In particolare è l’ambientalismo a preoccupare nel caso africano, ovvero l’idea dei “limiti dello sviluppo” di Malthus concretamente applicata alla realtà. È una idea vecchia ed abbastanza stupida, che in effetti affascina molto i pasdaran della decrescita. Di fatto, le possibilità sono solo due: lo sviluppo, che implica anche l’incremento della produttività del lavoro, e quindi nuove tecnologie capaci di far risparmiare risorse rare o sostituirle; oppure, appunto, la decrescita la quale non sarà particolarmente felice, e che comunque non è minimamente sostenibile, perché si basa su un paradigma statico della scarsità.

Mentre lo sviluppo, almeno potenzialmente, si fonda sull’innovazione tecnologica, e quindi su un’idea elastica e flessibile del concetto di “risorsa”, la decrescita si fonda su una idea di risorse date, scarse, da preservare il più possibile.
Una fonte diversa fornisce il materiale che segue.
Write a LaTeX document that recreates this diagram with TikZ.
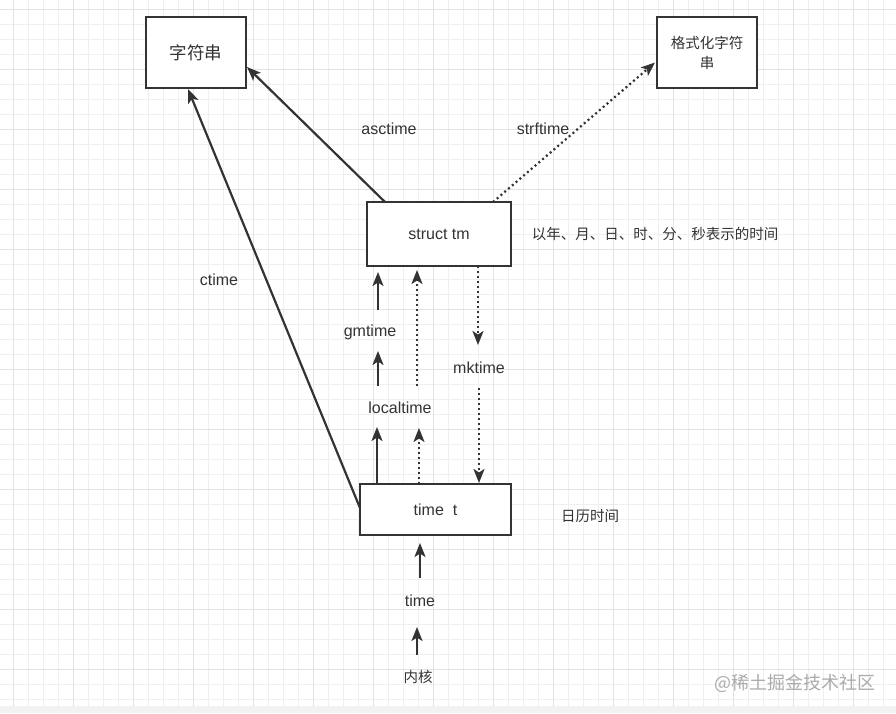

In pratica, se un naufrago su un’isola deserta ha con se le scorte di cibo necessarie per un mese, un ipotetico signor Sviluppo gli suggerirebbe di mangiare e darsi da fare per cacciare, pescare, coltivare la terra, raccogliere la frutta, costruirsi un riparo, mentre la signora Decrescita gli suggerirebbe di ridurre le porzioni ad 1/12 per sopravvivere per un anno, ovviamente compensando il minor apporto calorico con la sostanziale immobilità assoluta.

Con questo scherzoso esempio si tenta di far capire il nonsense dell’ambientalismo, una truffa che semplicemente si propone di contenere la popolazione mondiale e frenare lo sviluppo economico, demografico e spirituale delle nazioni in competizione fra di loro in quanto foriero, almeno potenzialmente, di cambiamenti sociali.

Ne “la nuova Justine” del nichilista anti-umanista De Sade, un personaggio (indicativamente, un alto prelato) riduce la questione ai minimi termini: “è meglio avere 30 milioni di sudditi resi docili dalla paura che 60 milioni di riottosi”. Non avremmo saputo dirlo meglio: questo è il destino che ci attende se non cambiamo completamente paradigma di sviluppo.

Non neghiamolo: le grandi opere comportano grandi ruberie? Si, di solito si. Impatto ecologico? Si, anche se trasformare l’agro pontino in terreno coltivabile non pare essere un brutto impatto ecologico. Interferiscono con il libero mercato? Si, il che è un bene, dato che appunto il “libero mercato” non se ne occupa. Possono essere inutili o comunque sovradimensionate rispetto alle esigenze nazionali? Vero, esiste questo rischio, ed il Giappone del boom immobiliare tardi anni ’80 ne sa qualcosa. Possono drenare risorse altrimenti utilizzabili? In senso finanziario, ovviamente no (quantomeno in uno Stato a moneta sovrana), in senso economico ovviamente si tratta di fare scelte politiche.

Si, si ed ancora sì. Questa è una scusa per dare retta a Pallante, Latouche o il Club di Roma? Questione di punti di vista. Chi scrive vede nell’umanesimo del lavoro di Giovanni Gentile l’unica vera alternativa al nostro sistema di sviluppo. Chi ha altri riferimenti culturali ed ideologici, fra nuove destre e vecchie sinistre, trarrà le sue dovute considerazioni.